NEW YORK (CBSNewYork) – What do you want to be when you grow up?

Most people settle on just one career. But not Eugene Fastook, who is still exploring all of his options at 92 years old.

When asked when he plans to retire, he laughed and replied, “I don’t.”

But it’s no laughing matter for the people of the 47th Precinct in the Bronx, where Fastook is a fixture. Four days a week, he volunteers as a captain of the auxiliary police program.

“He brings a wealth of knowledge and life experience,” Inspector Phylis Byrne told CBS2’s Dana Tyler.

Life experience he’s amassed over 92 years.

Son Eddie says his dad’s story could be straight out of a movie.

“When you tell people, they think you’re Forrest Gump,” he said.

You could say Fastook’s life is like a box of chocolates.

“My dad was a WWII veteran at Okinawa, he was on the U.S.S. Midway during the Korean War, and he was called to go to this top secret organization,” Eddie said.

The Brooklyn native always seems to be in the right place at the right time. When he was 16, he tried to join the U.S. Marine Corps, the recruiter suggested the Army, but he ended up in the Navy instead.

“So I signed the papers,” he said.

Setting in motion a course of events he never could have expected.

Tyler asked him about a particular photograph.

“That’s in the Philippines when MacArthur was coming ashore, and I’m in that picture there,” he said.

Today, we might call it photobombing. In the iconic World War II image of five-star Gen. Douglas MacArthur, Fastook can be seen in the far right.

“Three soaking wet sailors, and dad’s the one in the middle,” Eddie said.

“It was really something,” Eugene added.

Remember that top secret organization Eddie mentioned? Today we know it as NASA.

“Dad has his name on the moon,” Eddie said.

Fastook was recruited as one of the original engineers to work on the lunar modules for Grumman Aircraft in Bethpage. The modules carried astronauts to and from the surface of the moon, where they left a scroll that was signed by all the people who worked on the program.

But nothing has brought more pride or joy than his family. He was married to his wife Lydia for 66 years before her passing in 2015. They had two sons, James and Eddie.

“The values that were instilled by both my mom and my dad are just part of that generation,” Eddie said.

Those values encouraged James to become an attorney with the Bronx Family Court and Eddie to join the NYPD and later the New York Yankees as the executive director of team security.

It was his sons’ dedication to their jobs that inspired Fastook to yet his next calling.

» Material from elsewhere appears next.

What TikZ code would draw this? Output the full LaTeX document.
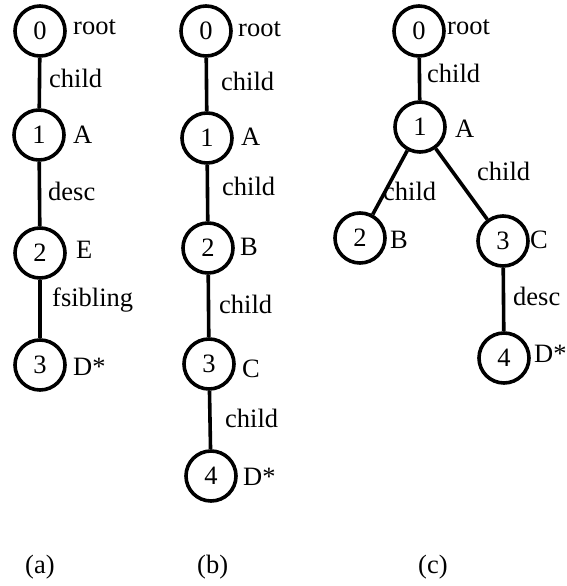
\documentclass[tikz,border=0pt]{standalone}
\usepackage{fontspec}
\setmainfont{Liberation Serif}
\begin{document}
\begin{tikzpicture}[x=1pt,y=-1pt,
  every node/.style={font=\fontsize{26.5}{30}\selectfont},
  vtx/.style={circle,draw,line width=3.6pt,minimum size=50pt,inner sep=0pt},
  lbl/.style={anchor=base west,inner sep=0pt},
  link/.style={line width=3.6pt}]
\useasboundingbox (0,0) rectangle (566,586);

% (a): root -child- A -desc- E -fsibling- D*
\node[vtx] (a0) at (40,31) {0};
\node[vtx] (a1) at (39,135) {1};
\node[vtx] (a2) at (40,253) {2};
\node[vtx] (a3) at (40,365) {3};
\draw[link] (a0) -- (a1);
\draw[link] (a1) -- (a2);
\draw[link] (a2) -- (a3);
\node[lbl] (a0t) at (73,35) {root};
\node[lbl] (a01) at (49,87) {child};
\node[lbl] (a1t) at (73,143) {A};
\node[lbl] (a12) at (48,200) {desc};
\node[lbl] (a2t) at (76,258) {E};
\node[lbl] (a23) at (52,306) {fsibling};
\node[lbl] (a3t) at (73,375) {D*};
\node[lbl] (capa) at (25,573) {(a)};

% (b): a chain of child edges
\node[vtx] (b0) at (206,31) {0};
\node[vtx] (b1) at (207,138) {1};
\node[vtx] (b2) at (208,248) {2};
\node[vtx] (b3) at (209,364) {3};
\node[vtx] (b4) at (211,476) {4};
\draw[link] (b0) -- (b1);
\draw[link] (b1) -- (b2);
\draw[link] (b2) -- (b3);
\draw[link] (b3) -- (b4);
\node[lbl] (b0t) at (238,37) {root};
\node[lbl] (b01) at (221,90) {child};
\node[lbl] (b1t) at (241,145) {A};
\node[lbl] (b12) at (222,195) {child};
\node[lbl] (b2t) at (240,255) {B};
\node[lbl] (b23) at (219,313) {child};
\node[lbl] (b3t) at (242,377) {C};
\node[lbl] (b34) at (225,427) {child};
\node[lbl] (b4t) at (243,485) {D*};
\node[lbl] (capb) at (197,573) {(b)};

% (c): branching tree
\node[vtx] (c0) at (419,31) {0};
\node[vtx] (c1) at (420,127) {1};
\node[vtx] (c2) at (360,238) {2};
\node[vtx] (c3) at (503,241) {3};
\node[vtx] (c4) at (504,358) {4};
\draw[link] (c0) -- (c1);
\draw[link] (c1) -- (c2);
\draw[link] (c1) -- (c3);
\draw[link] (c3) -- (c4);
\node[lbl] (c0t) at (447,35) {root};
\node[lbl] (c01) at (427,82) {child};
\node[lbl] (c1t) at (455,137) {A};
\node[lbl] (c12) at (383,200) {child};
\node[lbl] (c13) at (477,180) {child};
\node[lbl] (c2t) at (390,248) {B};
\node[lbl] (c3t) at (530,248) {C};
\node[lbl] (c34) at (513,305) {desc};
\node[lbl] (c4t) at (534,362) {D*};
\node[lbl] (capc) at (418,573) {(c)};
\end{tikzpicture}
\end{document}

“There’s no better advertisement for the auxiliary program than folks like Gene,” Byrne said.

Thirty six years later, he is still serving the residents of the Wakefield community as an auxiliary officer.

“People live here, they get a lot out of this country. Do something and give back,” Eugene said.

So what does the next chapter hold? He has lived quite a life.

“Interesting, interesting. I wouldn’t write a book about it,” he joked.

Fastook also drove astronaut John Glenn around while they worked together for the space program in Bethpage. Today, he still drives himself to his Bronx precinct where he mentors new recruits.